-- BEGIN --

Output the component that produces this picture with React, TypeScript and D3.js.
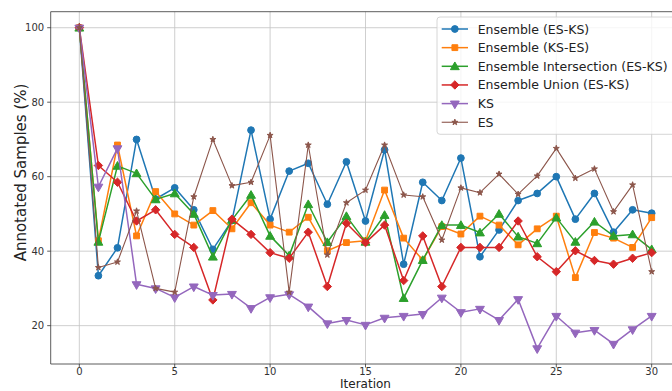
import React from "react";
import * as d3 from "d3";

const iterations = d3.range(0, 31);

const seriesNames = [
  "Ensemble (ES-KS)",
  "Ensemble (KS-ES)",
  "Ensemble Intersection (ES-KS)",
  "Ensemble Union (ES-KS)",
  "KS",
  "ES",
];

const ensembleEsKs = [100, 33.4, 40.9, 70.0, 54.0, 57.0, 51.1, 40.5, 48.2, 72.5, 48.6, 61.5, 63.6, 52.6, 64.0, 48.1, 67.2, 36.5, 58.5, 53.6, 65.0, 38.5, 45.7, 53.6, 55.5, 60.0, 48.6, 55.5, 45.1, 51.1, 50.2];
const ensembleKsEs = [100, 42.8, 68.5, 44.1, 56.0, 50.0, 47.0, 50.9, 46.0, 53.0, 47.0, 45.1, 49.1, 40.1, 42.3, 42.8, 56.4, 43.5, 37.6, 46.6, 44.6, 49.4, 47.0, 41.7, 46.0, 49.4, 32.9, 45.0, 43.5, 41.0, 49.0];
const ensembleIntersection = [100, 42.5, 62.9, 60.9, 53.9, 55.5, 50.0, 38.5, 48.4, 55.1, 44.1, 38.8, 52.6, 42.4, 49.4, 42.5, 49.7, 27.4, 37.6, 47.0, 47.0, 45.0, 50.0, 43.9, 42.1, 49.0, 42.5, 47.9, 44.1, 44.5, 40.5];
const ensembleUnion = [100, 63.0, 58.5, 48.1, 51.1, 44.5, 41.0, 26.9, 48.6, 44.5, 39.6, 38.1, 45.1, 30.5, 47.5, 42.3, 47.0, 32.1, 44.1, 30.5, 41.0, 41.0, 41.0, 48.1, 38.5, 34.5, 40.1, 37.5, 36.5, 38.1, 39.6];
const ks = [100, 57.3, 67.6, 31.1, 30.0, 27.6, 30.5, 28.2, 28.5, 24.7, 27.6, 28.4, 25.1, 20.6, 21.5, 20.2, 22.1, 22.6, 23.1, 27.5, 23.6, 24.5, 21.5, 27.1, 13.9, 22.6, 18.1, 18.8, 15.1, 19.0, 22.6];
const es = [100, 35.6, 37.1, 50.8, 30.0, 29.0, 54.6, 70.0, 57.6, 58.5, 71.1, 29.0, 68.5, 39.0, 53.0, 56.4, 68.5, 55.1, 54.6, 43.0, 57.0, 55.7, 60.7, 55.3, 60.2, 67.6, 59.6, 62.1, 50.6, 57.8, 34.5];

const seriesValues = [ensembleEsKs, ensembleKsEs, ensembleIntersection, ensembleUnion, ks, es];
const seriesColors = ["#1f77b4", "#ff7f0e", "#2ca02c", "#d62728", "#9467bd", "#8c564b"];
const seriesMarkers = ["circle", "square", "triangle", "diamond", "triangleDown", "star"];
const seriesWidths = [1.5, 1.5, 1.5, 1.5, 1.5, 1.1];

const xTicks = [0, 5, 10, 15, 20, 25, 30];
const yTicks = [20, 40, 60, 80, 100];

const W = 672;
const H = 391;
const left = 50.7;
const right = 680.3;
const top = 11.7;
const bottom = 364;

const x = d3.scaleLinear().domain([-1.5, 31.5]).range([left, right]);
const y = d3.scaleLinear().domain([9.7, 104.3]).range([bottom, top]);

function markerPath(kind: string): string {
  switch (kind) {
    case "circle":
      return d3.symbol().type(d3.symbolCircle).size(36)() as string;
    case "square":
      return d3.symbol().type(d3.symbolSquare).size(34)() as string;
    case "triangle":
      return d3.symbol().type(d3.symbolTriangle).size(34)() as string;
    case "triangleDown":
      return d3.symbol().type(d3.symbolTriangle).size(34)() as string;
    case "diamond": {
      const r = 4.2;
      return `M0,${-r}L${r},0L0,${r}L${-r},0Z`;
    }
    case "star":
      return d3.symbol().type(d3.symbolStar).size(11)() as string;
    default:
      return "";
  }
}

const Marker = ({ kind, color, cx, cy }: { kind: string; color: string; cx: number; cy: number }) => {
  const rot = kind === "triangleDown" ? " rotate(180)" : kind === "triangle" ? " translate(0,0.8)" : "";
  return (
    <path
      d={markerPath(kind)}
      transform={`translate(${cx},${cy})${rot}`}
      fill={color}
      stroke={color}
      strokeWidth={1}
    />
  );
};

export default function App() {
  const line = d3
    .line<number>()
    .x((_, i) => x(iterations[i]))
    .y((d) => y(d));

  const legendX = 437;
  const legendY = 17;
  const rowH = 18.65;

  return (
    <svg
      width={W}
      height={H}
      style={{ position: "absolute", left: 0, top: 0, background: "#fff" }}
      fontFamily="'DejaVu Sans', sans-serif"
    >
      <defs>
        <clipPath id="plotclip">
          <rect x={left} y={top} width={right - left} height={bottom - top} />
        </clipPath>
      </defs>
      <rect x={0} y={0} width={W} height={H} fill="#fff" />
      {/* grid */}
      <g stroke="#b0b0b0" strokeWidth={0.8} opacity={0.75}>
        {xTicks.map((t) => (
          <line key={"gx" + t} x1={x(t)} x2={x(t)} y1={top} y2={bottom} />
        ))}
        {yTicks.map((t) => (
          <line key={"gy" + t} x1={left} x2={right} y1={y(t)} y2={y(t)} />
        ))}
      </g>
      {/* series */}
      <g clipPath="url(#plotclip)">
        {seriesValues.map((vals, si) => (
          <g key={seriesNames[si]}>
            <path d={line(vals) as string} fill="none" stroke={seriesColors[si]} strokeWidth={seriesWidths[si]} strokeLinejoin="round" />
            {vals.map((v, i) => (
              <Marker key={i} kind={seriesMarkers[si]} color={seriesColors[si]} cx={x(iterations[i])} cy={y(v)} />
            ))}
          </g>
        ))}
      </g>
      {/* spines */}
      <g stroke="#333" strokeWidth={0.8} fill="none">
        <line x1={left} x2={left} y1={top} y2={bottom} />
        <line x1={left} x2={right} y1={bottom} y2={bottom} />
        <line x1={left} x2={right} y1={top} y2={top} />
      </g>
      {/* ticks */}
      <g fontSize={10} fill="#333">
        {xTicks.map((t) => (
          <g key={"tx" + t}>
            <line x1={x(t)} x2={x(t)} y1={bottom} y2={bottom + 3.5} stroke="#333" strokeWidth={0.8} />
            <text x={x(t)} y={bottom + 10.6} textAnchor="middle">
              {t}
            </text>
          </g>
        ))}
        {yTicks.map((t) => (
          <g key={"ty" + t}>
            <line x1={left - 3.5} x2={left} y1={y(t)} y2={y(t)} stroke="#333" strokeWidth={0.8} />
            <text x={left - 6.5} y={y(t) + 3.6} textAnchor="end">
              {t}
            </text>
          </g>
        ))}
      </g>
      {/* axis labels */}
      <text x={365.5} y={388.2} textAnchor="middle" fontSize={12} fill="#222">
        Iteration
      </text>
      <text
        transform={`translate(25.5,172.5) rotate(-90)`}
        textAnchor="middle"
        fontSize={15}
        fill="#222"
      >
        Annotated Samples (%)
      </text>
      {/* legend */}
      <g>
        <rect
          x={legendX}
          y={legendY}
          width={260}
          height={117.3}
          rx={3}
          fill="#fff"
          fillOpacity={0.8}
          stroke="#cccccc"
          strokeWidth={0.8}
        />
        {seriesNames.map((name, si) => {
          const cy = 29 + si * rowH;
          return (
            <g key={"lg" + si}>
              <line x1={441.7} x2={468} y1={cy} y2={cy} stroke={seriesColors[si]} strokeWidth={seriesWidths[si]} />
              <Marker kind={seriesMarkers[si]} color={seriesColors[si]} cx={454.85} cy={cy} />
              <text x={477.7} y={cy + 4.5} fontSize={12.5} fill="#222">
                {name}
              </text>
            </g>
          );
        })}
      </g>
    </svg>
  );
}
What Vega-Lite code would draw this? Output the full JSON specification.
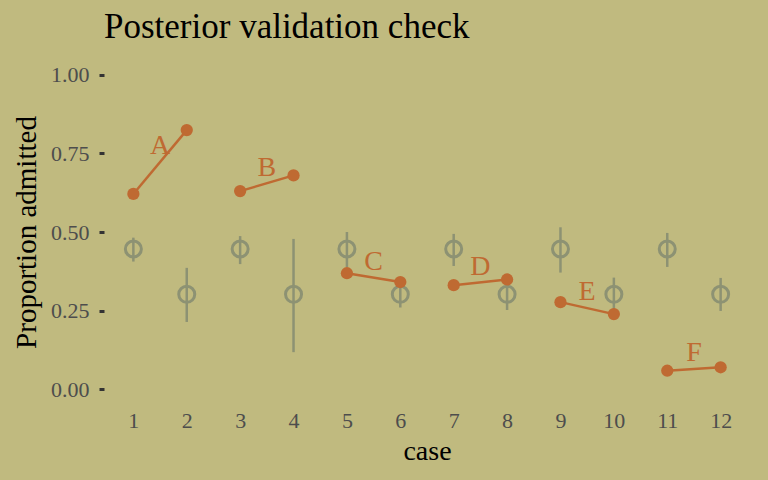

-- END --

● **Instruction**
Write out exactly the opening lines of the data, stopping after the line that holds "const bottom = 364;". Exclude pictures.

● **Task answer**
Output the component that produces this picture with React, TypeScript and D3.js.
import React from "react";
import * as d3 from "d3";

const iterations = d3.range(0, 31);

const seriesNames = [
  "Ensemble (ES-KS)",
  "Ensemble (KS-ES)",
  "Ensemble Intersection (ES-KS)",
  "Ensemble Union (ES-KS)",
  "KS",
  "ES",
];

const ensembleEsKs = [100, 33.4, 40.9, 70.0, 54.0, 57.0, 51.1, 40.5, 48.2, 72.5, 48.6, 61.5, 63.6, 52.6, 64.0, 48.1, 67.2, 36.5, 58.5, 53.6, 65.0, 38.5, 45.7, 53.6, 55.5, 60.0, 48.6, 55.5, 45.1, 51.1, 50.2];
const ensembleKsEs = [100, 42.8, 68.5, 44.1, 56.0, 50.0, 47.0, 50.9, 46.0, 53.0, 47.0, 45.1, 49.1, 40.1, 42.3, 42.8, 56.4, 43.5, 37.6, 46.6, 44.6, 49.4, 47.0, 41.7, 46.0, 49.4, 32.9, 45.0, 43.5, 41.0, 49.0];
const ensembleIntersection = [100, 42.5, 62.9, 60.9, 53.9, 55.5, 50.0, 38.5, 48.4, 55.1, 44.1, 38.8, 52.6, 42.4, 49.4, 42.5, 49.7, 27.4, 37.6, 47.0, 47.0, 45.0, 50.0, 43.9, 42.1, 49.0, 42.5, 47.9, 44.1, 44.5, 40.5];
const ensembleUnion = [100, 63.0, 58.5, 48.1, 51.1, 44.5, 41.0, 26.9, 48.6, 44.5, 39.6, 38.1, 45.1, 30.5, 47.5, 42.3, 47.0, 32.1, 44.1, 30.5, 41.0, 41.0, 41.0, 48.1, 38.5, 34.5, 40.1, 37.5, 36.5, 38.1, 39.6];
const ks = [100, 57.3, 67.6, 31.1, 30.0, 27.6, 30.5, 28.2, 28.5, 24.7, 27.6, 28.4, 25.1, 20.6, 21.5, 20.2, 22.1, 22.6, 23.1, 27.5, 23.6, 24.5, 21.5, 27.1, 13.9, 22.6, 18.1, 18.8, 15.1, 19.0, 22.6];
const es = [100, 35.6, 37.1, 50.8, 30.0, 29.0, 54.6, 70.0, 57.6, 58.5, 71.1, 29.0, 68.5, 39.0, 53.0, 56.4, 68.5, 55.1, 54.6, 43.0, 57.0, 55.7, 60.7, 55.3, 60.2, 67.6, 59.6, 62.1, 50.6, 57.8, 34.5];

const seriesValues = [ensembleEsKs, ensembleKsEs, ensembleIntersection, ensembleUnion, ks, es];
const seriesColors = ["#1f77b4", "#ff7f0e", "#2ca02c", "#d62728", "#9467bd", "#8c564b"];
const seriesMarkers = ["circle", "square", "triangle", "diamond", "triangleDown", "star"];
const seriesWidths = [1.5, 1.5, 1.5, 1.5, 1.5, 1.1];

const xTicks = [0, 5, 10, 15, 20, 25, 30];
const yTicks = [20, 40, 60, 80, 100];

const W = 672;
const H = 391;
const left = 50.7;
const right = 680.3;
const top = 11.7;
const bottom = 364;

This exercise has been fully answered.